Assignment #1
May 30, 1987
Richard Gray
Death and Dying
SW 731
Shirley L. Patterson
Summer 1987
The University of Kansas
School of Social Welfare
Eulogy for Henry Clay Gray
May 21, 1919 - January 30, 1960
Henry Gray was a man who overcame obstacles. He overcame the childhood injury of being run over by a school bus. He overcame growing up in a family that lost everything in the depression. He overcame being relocated from the hills of the Tennessee-Kentucky border to the dustbowl plains of south-central Kansas. He overcame his own relative lack of marketable skills and managed to support his family in times of economic hardship.
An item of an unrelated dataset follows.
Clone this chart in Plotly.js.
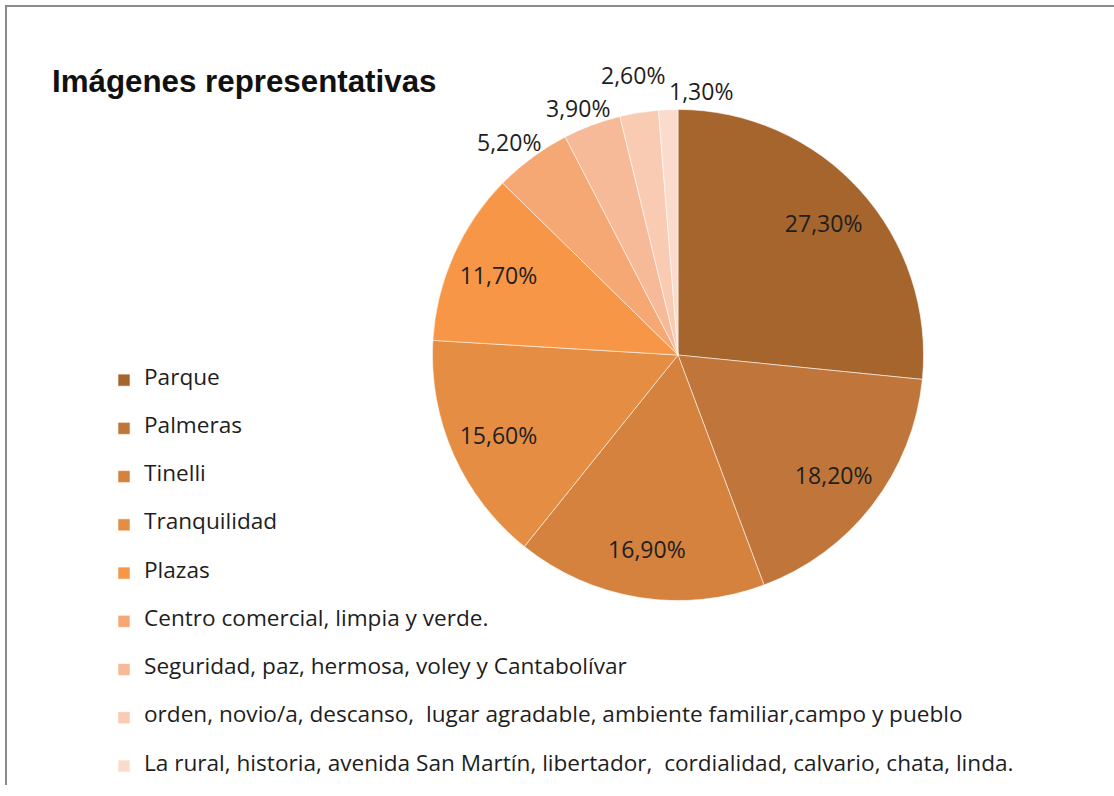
<!DOCTYPE html>
<html>
<head>
<meta charset="utf-8">
<script src="https://cdn.plot.ly/plotly-3.0.1.min.js"></script>
<style>html,body{margin:0;padding:0;background:#fff;}#chart{width:1114px;height:796px;}</style>
</head>
<body>
<div id="chart"></div>
<script>
const categories = [
  "Parque",
  "Palmeras",
  "Tinelli",
  "Tranquilidad",
  "Plazas",
  "Centro comercial, limpia y verde.",
  "Seguridad, paz, hermosa, voley y Cantabolívar",
  "orden, novio/a, descanso,  lugar agradable, ambiente familiar,campo y pueblo",
  "La rural, historia, avenida San Martín, libertador,  cordialidad, calvario, chata, linda."
];
const values = [27.3, 18.2, 16.9, 15.6, 11.7, 5.2, 3.9, 2.6, 1.3];
const colors = ["#A7652E", "#C0763A", "#D5823F", "#E68D44", "#F79646", "#F6A874", "#F7BA98", "#F9CBB3", "#FBDCCC"];
const labelPositions = ["inside", "inside", "inside", "inside", "inside", "outside", "outside", "outside", "outside"];

const textLabels = values.map(v => v.toFixed(2).replace('.', ',') + '%');

// layout geometry (pixels)
const W = 1114, H = 796;
const cxPx = 678, cyPx = 360, R = 249;
const pctFont = 23;
const legendFs = 11.6;
const itemFs = 22.6;
const legendLabels = categories.map(c => ' <br><span style="font-size:' + itemFs + 'px">' + c + '</span><br> ');
const domain = {x: [(cxPx - R) / W, (cxPx + R) / W], y: [(H - cyPx - R) / H, (H - cyPx + R) / H]};

// full pie (colours + legend)
const basePie = {
  type: 'pie',
  labels: legendLabels,
  values: values,
  textinfo: 'none',
  sort: false,
  direction: 'clockwise',
  rotation: 0,
  marker: {colors: colors, line: {color: 'rgba(255,255,255,0.55)', width: 1}},
  domain: domain,
  hoverinfo: 'skip'
};

// ring overlay carrying the inside percentage labels (pushed outward like the original)
const labelPie = {
  type: 'pie',
  labels: legendLabels,
  values: values,
  text: textLabels,
  textinfo: 'text',
  textposition: labelPositions.map(p => p === 'inside' ? 'inside' : 'none'),
  insidetextorientation: 'horizontal',
  hole: 0.6,
  sort: false,
  direction: 'clockwise',
  rotation: 0,
  showlegend: false,
  marker: {colors: values.map(() => 'rgba(0,0,0,0)'), line: {width: 0}},
  insidetextfont: {family: 'Open Sans', size: pctFont, color: '#1e1e1e'},
  textfont: {family: 'Open Sans', size: pctFont, color: '#1e1e1e'},
  domain: domain,
  hoverinfo: 'skip'
};

// outside labels for the small slices, placed from the slice angles
const ctx = document.createElement('canvas').getContext('2d');
ctx.font = pctFont + 'px "Open Sans"';
const total = values.reduce((a, b) => a + b, 0);
let cum = 0;
const boxes = [];
const annotations = [];
values.forEach((v, i) => {
  const mid = (cum + v / 2) / total * 2 * Math.PI;
  cum += v;
  if (labelPositions[i] !== 'outside') return;
  const s = Math.sin(mid), c = Math.cos(mid);
  const w = ctx.measureText(textLabels[i]).width, h = pctFont * 1.3;
  const px = cxPx + (R + 4) * s, py = cyPx - (R + 4) * c;
  let bx = px + (w / 2) * s, by = py - (h / 2) * c;
  boxes.forEach(b => {
    const ox = Math.min(bx + w / 2, b.x + b.w / 2) - Math.max(bx - w / 2, b.x - b.w / 2);
    const oy = Math.min(by + h / 2, b.y + b.h / 2) - Math.max(by - h / 2, b.y - b.h / 2);
    if (ox > 0 && oy > 0) {
      // labels near 12 o'clock slide sideways into the free space, others move up
      if (Math.abs(s) > 0.1) by -= (by + h / 2) - (b.y - b.h / 2) + 3;
      else bx += (b.x + b.w / 2) - (bx - w / 2) + 4;
    }
  });
  boxes.push({x: bx, y: by, w: w, h: h});
  annotations.push({
    text: textLabels[i], showarrow: false,
    xref: 'paper', yref: 'paper', x: bx / W, y: 1 - by / H,
    xanchor: 'center', yanchor: 'middle',
    font: {family: 'Open Sans', size: pctFont, color: '#1e1e1e'}
  });
});

const layout = {
  width: W, height: H,
  margin: {l: 0, r: 0, t: 0, b: 0},
  paper_bgcolor: '#ffffff',
  title: {
    text: 'Imágenes representativas',
    font: {family: 'Liberation Sans', size: 31.3, color: '#111', weight: 'bold'},
    x: 52 / W, xanchor: 'left', xref: 'paper',
    y: 1 - 82 / H, yanchor: 'middle', yref: 'paper'
  },
  showlegend: true,
  legend: {
    x: 104 / W, xanchor: 'left',
    y: (H - 356) / H, yanchor: 'top',
    font: {family: 'Open Sans', size: legendFs, color: '#1e1e1e'},
    bgcolor: 'rgba(0,0,0,0)',
    traceorder: 'normal'
  },
  annotations: annotations,
  shapes: [
    {type: 'line', xref: 'paper', yref: 'paper', x0: 5 / W, x1: 1, y0: 1 - 6 / H, y1: 1 - 6 / H, line: {color: '#8a8a8a', width: 2}},
    {type: 'line', xref: 'paper', yref: 'paper', x0: 6 / W, x1: 6 / W, y0: 0, y1: 1 - 6 / H, line: {color: '#8a8a8a', width: 2}}
  ]
};

Plotly.newPlot('chart', [basePie, labelPie], layout, {displayModeBar: false});
</script>
</body>
</html>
He lost his mother to cancer and experienced the loss of two children being miscarried or stillborn. He lost part of his health when he was run over by that school bus. He lost one career when he was drafted. He lost another part of his health in the United States Army during World War II. Through it all there was something he always kept.
He was a proud, stubborn, silent, self-reliant, strong willed, hard working, and independent man capable of strong emotions which he had difficulty expressing. He was never comfortable with his words or his feelings, but he was always comfortable with his hands and the fruit of their labor. When one of his sons needed expensive medical care at a time when health insurance was non-existent, he managed somehow to keep the bills paid and groceries on the table. When his son needed tutoring to keep from dropping behind in school, he was able to pay a teacher with garden vegetables and home canned goods. When his son needed blood transfusions, he was able to go, hat in hand, to his friends and business associates asking them to give a pint of their best. Yet, he always remained part stranger even to those who loved him.
At different times he was and did all of the following: soldier, watch repairman, sewing machine repairman, mechanic, carpenter, small businessman, deputy sheriff, truck farmer, bootlegger, used car dealer, school board member, notary public, housebuilder, and landlord. He supported his family with as many as five self-employed jobs at a time. A year before his death he acquired a Graduate Equivalency Diploma to make up for his having to quit high school twenty years before.
He was also, at different times, a son, brother, husband, friend, and father to the different people who cared about him. His widow remembered that he frequently recited the twenty-third psalm as he drifted off to sleep.
He left behind him two sons and two daughters. Today, six of his grandchildren grace the face of the earth with their smiles and peels of laughter. If it is true that "by their fruits, ye shall know them" then, we know Henry Gray to have been a good and fruitful man.